AERIAL COMBAT….

Two who’s whos who know what’s what want to buy a television station. The Ministry of Press Affairs is selling one–or at least the license for the frequency–on March 27. The station is Moscow-based TV-6, the last national station not owned by the government.

Like so many media properties, TV-6 is a political hockey puck. The station belonged to ex-oligarch Boris Berezovsky, for whom its power to ruff or puff provided political leverage during the Yeltsin era. But under President Putin, the police and the courts brought larger television stations NTV and ORT under Kremlin control and moved earlier this year to strip Berezovsky, a fugitive, of his 85-percent ownership. Those shares are to be sold at auction. The two main rivals are a group of the country’s top industrialists and a group of the country’s top industrial lobbyists.

One bidding group is “Shestoi Telekanal,” or Sixth Channel, a consortium of twelve tycoons plus Yevgeny Kiselev, the barrel-chested journalist and television personality. Kiselev was news anchor and general director at NTV before the Kremlin transferred that property to its agent Gazprom last year. He then moved to TV-6 and led a journalists’ protest when the courts closed the station down in January. Now he is either the front man for or the organizer of an impressive group of big-money swats: Oleg Kiselev (no relation), head of Metalloinvest; Chukotka Governor Roman Abramovich, a former Berezovsky business partner; Anatoly Chubais, former deputy prime minister and current head of the national electric-power holding company UES; Oleg Deripaska, director of Russian Aluminum; bankers Aleksandr Mamut and Andrei Melnychenko; and others. Some of these names (Abramovich, Deripaska, Mamut) are said to have ties to the “Family” of Yeltsin insiders….

The main rival to Sixth Channel appears to be a nonprofit partnership organized by former Prime Minister Yevgeny Primakov, now head of the Chamber of Commerce and Industry, and Arkady Volsky, head of the Russian Union of Industrialists and Entrepreneurs. “Appears to be” because neither Primakov nor Volsky will speak for the record, and Primakov canceled a press conference on Monday. It is not clear where the Primakov-Volsky group will get its money, but both men are close to a number of “Red Directors,” Soviet-era managers who acquired ownership of their enterprises in the postcommunist era. The Primakov-Volsky group may also have support from VGTRK, the state-owned broadcasting holding company that controls the ORT and RTR networks. The website Gazeta.ru says that the Primakov/Volsky group has Putin’s support.

The auction could be more fizzle than sizzle.

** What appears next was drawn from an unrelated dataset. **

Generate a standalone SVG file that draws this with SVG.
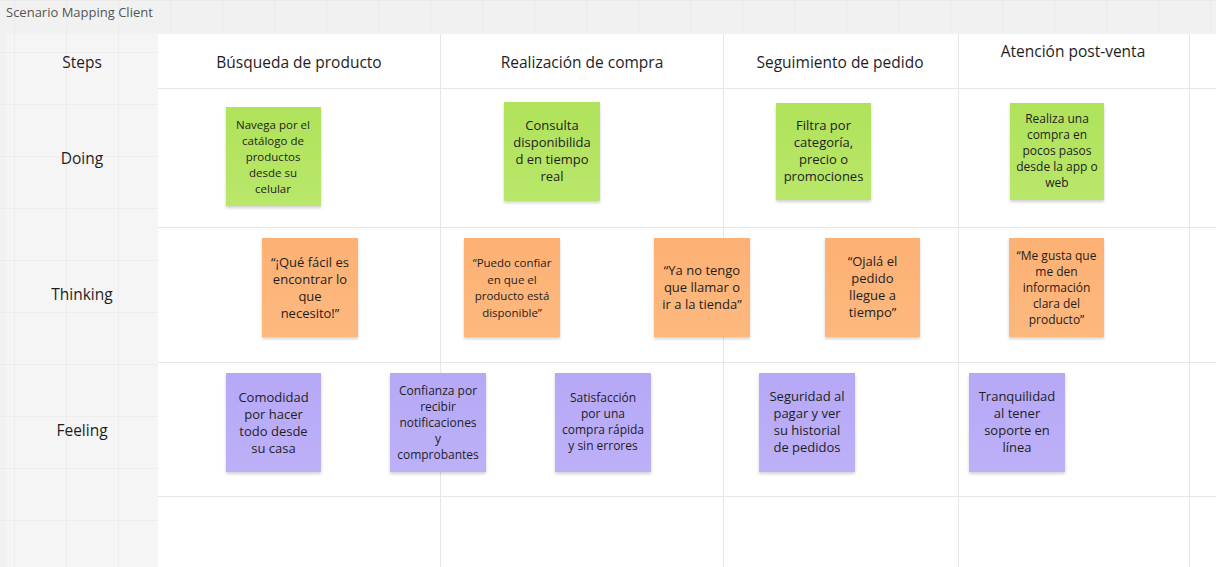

The Kiselev group, which as of this writing had not been officially registered as a bidder, says it is in negotiations with Primakov/Volsky. A joint bid between a for-profit consortium and a not-for-profit partnership (which must reinvest all profits in the enterprise) seems implausible, but Putin’s Russia favors coalition over competition and Primakov’s gray over Kiselev’s color.

For the loser in the TV-6 contest, a bigger prize may become available. Gazprom says it intends to sell its media holdings, including NTV, later this year.